+++ TASK MATERIAL +++
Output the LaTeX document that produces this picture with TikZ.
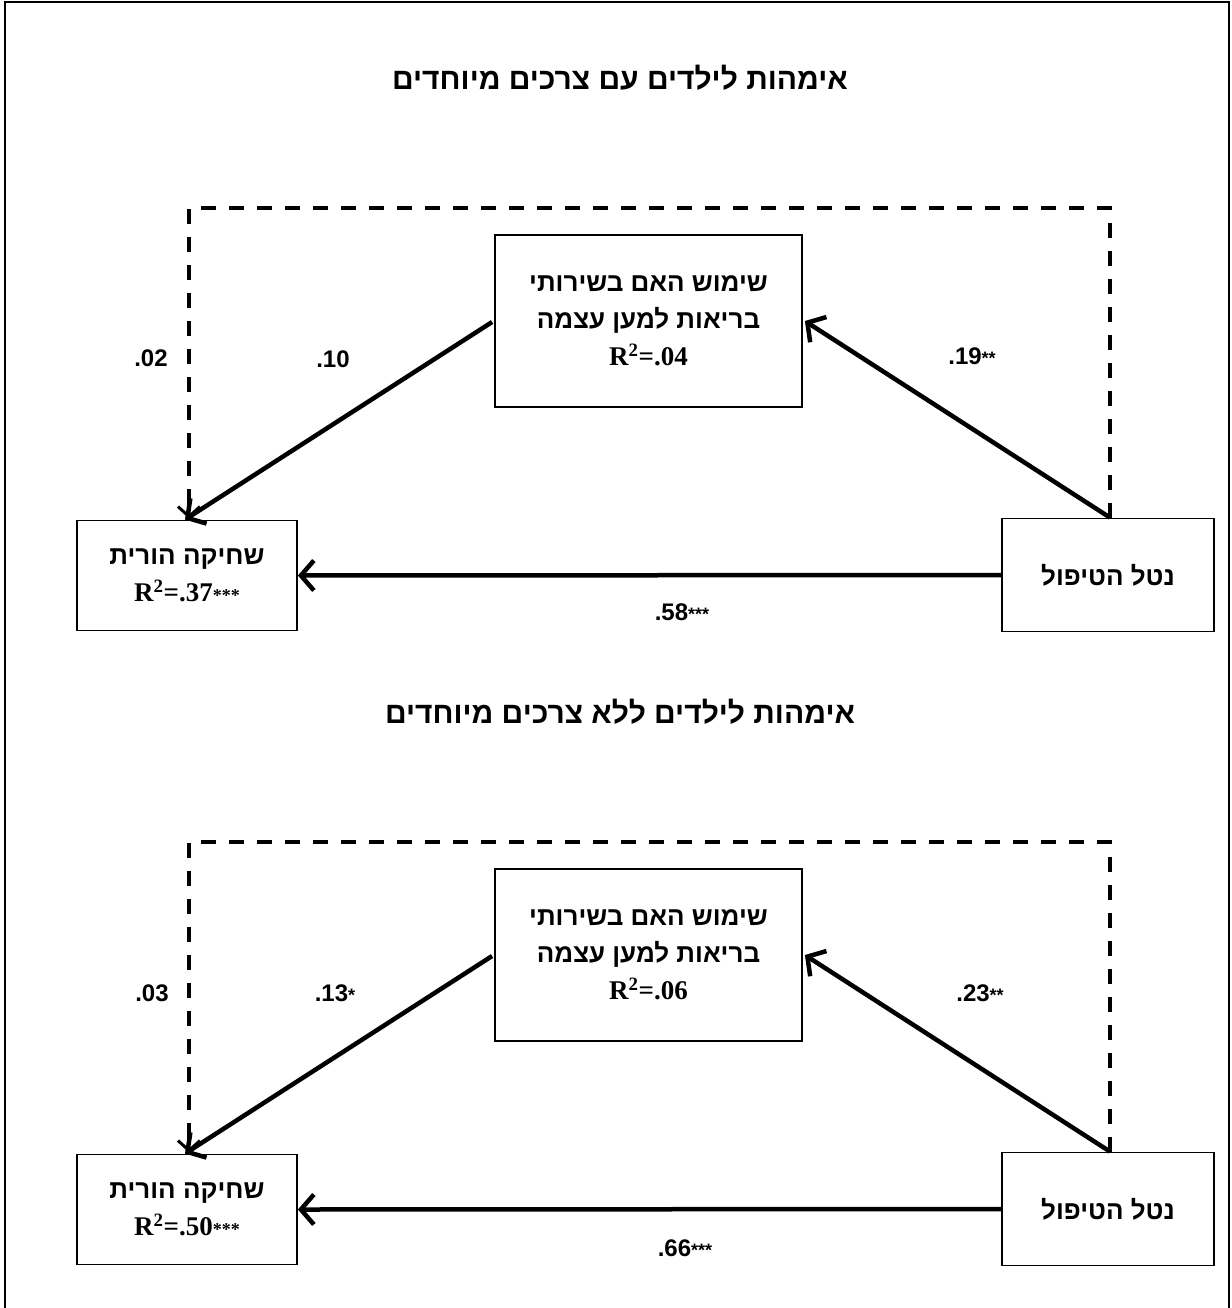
\documentclass[tikz,border=0pt]{standalone}
\usepackage{fontspec}
\usetikzlibrary{arrows.meta}
\TeXXeTstate=1
\setmainfont{Liberation Serif}
\newfontfamily\hebfont[Script=Hebrew,BoldFont={Liberation Sans Bold}]{Liberation Sans}
\newfontfamily\numfont{Liberation Sans}
\newcommand{\heb}[1]{\beginR #1\endR}
\newcommand{\stars}[1]{{\fontsize{18}{18}\selectfont #1}}
\newcommand{\rsq}[1]{{\rmfamily\bfseries\fontsize{27}{37}\selectfont R\textsuperscript{2}=#1}}
\tikzset{
  x=1pt, y=-1pt,
  box/.style={draw, line width=1.8pt, inner sep=0pt, align=center,
    font=\hebfont\bfseries\fontsize{26}{37}\selectfont},
  solidarrow/.style={line width=4.5pt, -{Straight Barb[length=13pt,width=30pt,line width=4.5pt]}},
  dasharrow/.style={line width=3.6pt, dash pattern=on 15pt off 13pt,
    -{Straight Barb[length=10pt,width=22pt,line width=3pt]}},
  lbl/.style={font=\numfont\bfseries\fontsize{24}{26}\selectfont},
  ttl/.style={font=\hebfont\bfseries\fontsize{30}{34}\selectfont},
  frame/.style={line width=1.8pt}
}
\begin{document}
\begin{tikzpicture}
\useasboundingbox (0,0) rectangle (1231,1308);
\fill[white] (0,0) rectangle (1231,1308);
\draw[frame] (5,1310) -- (5,2) -- (1229,2) -- (1229,1310);
% top panel
\begin{scope}
  \node[ttl] (ttitle) at (620,78) {\heb{אימהות לילדים עם צרכים מיוחדים}};
  \node[box, minimum width=307pt, minimum height=172pt] (tM) at (648.5,321)
    {\heb{שימוש האם בשירותי}\\ \heb{בריאות למען עצמה}\\ \rsq{.04}};
  \node[box, minimum width=220pt, minimum height=110pt] (tL) at (187,575.5)
    {\heb{שחיקה הורית}\\ \rsq{.37\stars{***}}};
  \node[box, minimum width=212pt, minimum height=113pt] (tR) at (1108,575)
    {\heb{נטל הטיפול}};
  \coordinate (tTR) at (1110,208);
  \coordinate (tTL) at (189,208);
  \draw[dasharrow] ([xshift=2pt]tR.north) -- (tTR) -- (tTL) -- ([xshift=2pt,yshift=1pt]tL.north);
  \draw[solidarrow] ([xshift=2pt]tR.north) -- ([xshift=2pt]tM.east);
  \draw[solidarrow] ([xshift=-2pt,yshift=-1pt]tM.west) -- ([xshift=-2pt]tL.north);
  \draw[solidarrow] (tR.west) -- (tL.east);
  \node[lbl] (tlc) at (151,358) {.02};
  \node[lbl] (tlb) at (333,359) {.10};
  \node[lbl] (tla) at (972,356) {.19\stars{**}};
  \node[lbl] (tld) at (682,612) {.58\stars{***}};
\end{scope}
% bottom panel
\begin{scope}[shift={(0,634)}]
  \node[ttl] (btitle) at (620,78) {\heb{אימהות לילדים ללא צרכים מיוחדים}};
  \node[box, minimum width=307pt, minimum height=172pt] (bM) at (648.5,321)
    {\heb{שימוש האם בשירותי}\\ \heb{בריאות למען עצמה}\\ \rsq{.06}};
  \node[box, minimum width=220pt, minimum height=110pt] (bL) at (187,575.5)
    {\heb{שחיקה הורית}\\ \rsq{.50\stars{***}}};
  \node[box, minimum width=212pt, minimum height=113pt] (bR) at (1108,575)
    {\heb{נטל הטיפול}};
  \coordinate (bTR) at (1110,208);
  \coordinate (bTL) at (189,208);
  \draw[dasharrow] ([xshift=2pt]bR.north) -- (bTR) -- (bTL) -- ([xshift=2pt,yshift=1pt]bL.north);
  \draw[solidarrow] ([xshift=2pt]bR.north) -- ([xshift=2pt]bM.east);
  \draw[solidarrow] ([xshift=-2pt,yshift=-1pt]bM.west) -- ([xshift=-2pt]bL.north);
  \draw[solidarrow] (bR.west) -- (bL.east);
  \node[lbl] (blc) at (152,359) {.03};
  \node[lbl] (blb) at (335,359) {.13\stars{*}};
  \node[lbl] (bla) at (980,359) {.23\stars{**}};
  \node[lbl] (bld) at (685,614) {.66\stars{***}};
\end{scope}
\end{tikzpicture}
\end{document}
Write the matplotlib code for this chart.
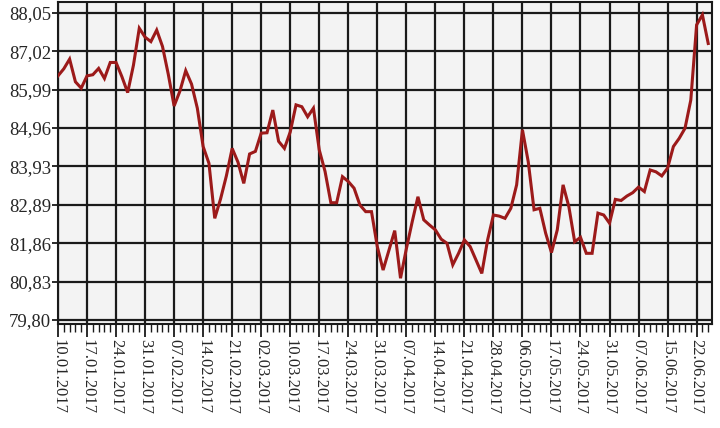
import matplotlib
matplotlib.use("Agg")
import matplotlib.pyplot as plt
from matplotlib.ticker import FixedLocator, MultipleLocator

values = [
    86.36, 86.55, 86.81, 86.20, 86.03, 86.36, 86.39, 86.56, 86.29, 86.72,
    86.72, 86.34, 85.91, 86.65, 87.64, 87.40, 87.28, 87.59, 87.15, 86.40,
    85.55, 85.95, 86.50, 86.14, 85.49, 84.46, 84.01, 82.53, 83.05, 83.67,
    84.41, 84.04, 83.47, 84.26, 84.33, 84.82, 84.83, 85.44, 84.60, 84.41,
    84.85, 85.58, 85.53, 85.26, 85.49, 84.37, 83.79, 82.95, 82.95, 83.65,
    83.52, 83.34, 82.89, 82.71, 82.71, 81.77, 81.14, 81.67, 82.20, 80.92,
    81.71, 82.43, 83.11, 82.49, 82.35, 82.22, 81.97, 81.86, 81.28, 81.59,
    81.95, 81.77, 81.41, 81.05, 81.95, 82.62, 82.59, 82.53, 82.80, 83.43,
    84.91, 84.05, 82.76, 82.80, 82.13, 81.61, 82.22, 83.43, 82.84, 81.90,
    82.02, 81.59, 81.59, 82.67, 82.62, 82.40, 83.04, 83.01, 83.13, 83.22,
    83.37, 83.25, 83.83, 83.78, 83.67, 83.88, 84.46, 84.68, 84.95, 85.71,
    87.73, 88.00, 87.23,
]

date_labels = [
    "10.01.2017", "17.01.2017", "24.01.2017", "31.01.2017", "07.02.2017",
    "14.02.2017", "21.02.2017", "02.03.2017", "10.03.2017", "17.03.2017",
    "24.03.2017", "31.03.2017", "07.04.2017", "14.04.2017", "21.04.2017",
    "28.04.2017", "06.05.2017", "17.05.2017", "24.05.2017", "31.05.2017",
    "07.06.2017", "15.06.2017", "22.06.2017",
]
label_step = 5

y_ticks = [79.80, 80.83, 81.86, 82.89, 83.93, 84.96, 85.99, 87.02, 88.05]
y_tick_labels = ["79,80", "80,83", "81,86", "82,89", "83,93", "84,96",
                 "85,99", "87,02", "88,05"]

fig = plt.figure(figsize=(7.2, 4.28), dpi=100)
ax = fig.add_axes([58 / 720, 1 - 324 / 428, (711.7 - 58) / 720, (324 - 2) / 428])
ax.set_facecolor("#F3F3F3")

x = list(range(len(values)))
major_pos = [i * label_step for i in range(len(date_labels))]

ax.set_xlim(0, 112.6)
ax.set_ylim(79.69, 88.345)

ax.xaxis.set_major_locator(FixedLocator(major_pos))
ax.xaxis.set_minor_locator(MultipleLocator(1))
ax.set_xticklabels(date_labels, rotation=-90, ha="center", va="top",
                   family="Liberation Serif", fontsize=12, color="#262626")
ax.yaxis.set_major_locator(FixedLocator(y_ticks))
ax.set_yticklabels(y_tick_labels, family="Liberation Serif", fontsize=13.5,
                   color="#262626")

ax.grid(True, which="major", color="#1a1a1a", linewidth=1.6)
ax.set_axisbelow(True)

ax.plot(x, values, color="#9C1A1A", linewidth=2.2, zorder=3,
        solid_joinstyle="miter")

for s in ax.spines.values():
    s.set_color("#1a1a1a")
    s.set_linewidth(1.5)

ax.tick_params(axis="x", which="major", length=9, width=1.3, color="#1a1a1a", pad=2)
ax.tick_params(axis="x", which="minor", length=6, width=1.0, color="#1a1a1a")
ax.tick_params(axis="y", which="major", length=4, width=1.3, color="#1a1a1a", pad=1)

fig.savefig("out.png", dpi=100, facecolor="white")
+++
• WORK INSTRUCTIONS:
Take each line containing the string "this" and copy it out.

• RESPONSE:
Output the LaTeX document that produces this picture with TikZ.
Write the matplotlib code for this chart.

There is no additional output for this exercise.